Especially during second semester, I found myself becoming homesick for my house, my dogs, and my family. It's intense when you're thrown into a shoebox and expected to live on your own, usually for the first time. Your house becomes less and less of a home as your new life develops, and suddenly neither the dorm nor your home really feels like your place anymore. It's really the people that you surround yourself with that will help you feel like you belong somewhere.
5. Your mindset is what is going to define your experience.
I know plenty of people who came into college intent on hating it. They did not go to the school that they had planned on, and were focused on having the worst time possible so that they could have a reason to transfer to the place that they had planned on going. Why make yourself miserable for ten months of your life? If you focus on being in the moment wherever you are, you are bound to be fulfilled, even if you don't get into where you thought you were supposed to go.
6. After living on your own for ten months, living at home for the summer is going to be hard.
I am bored. I have no schoolwork during the summer to attend to, and my job does not take up a huge part of my day. There is a longing to return to the life that I had been living this past semester, to get back to where I had more purpose and I was surrounded by the friends I had made in school. Once everyone moves back home, we are all scattered, far away from the people we had gotten used to living floors away from. Making the most of your time, either through a job, a study abroad, or summer school can help fill your time and make your summer worthwhile.

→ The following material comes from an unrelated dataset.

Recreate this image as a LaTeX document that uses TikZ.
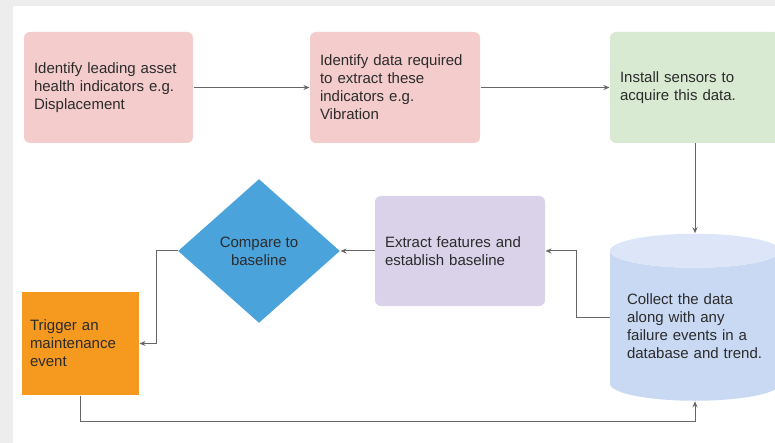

7. You’re going to find people who love you for who you are and not some other version of yourself, so keep it real.
This is probably the biggest thing I wish someone would have told me. Sometimes, when meeting new people, I feel the need to be a little fake with them, only because I want them to like me. What no one told me that I say now is that it doesn't matter if people in college dislike the real you, because it is so easy to find people who do. No matter who you are, there is definitely a crowd of people for you.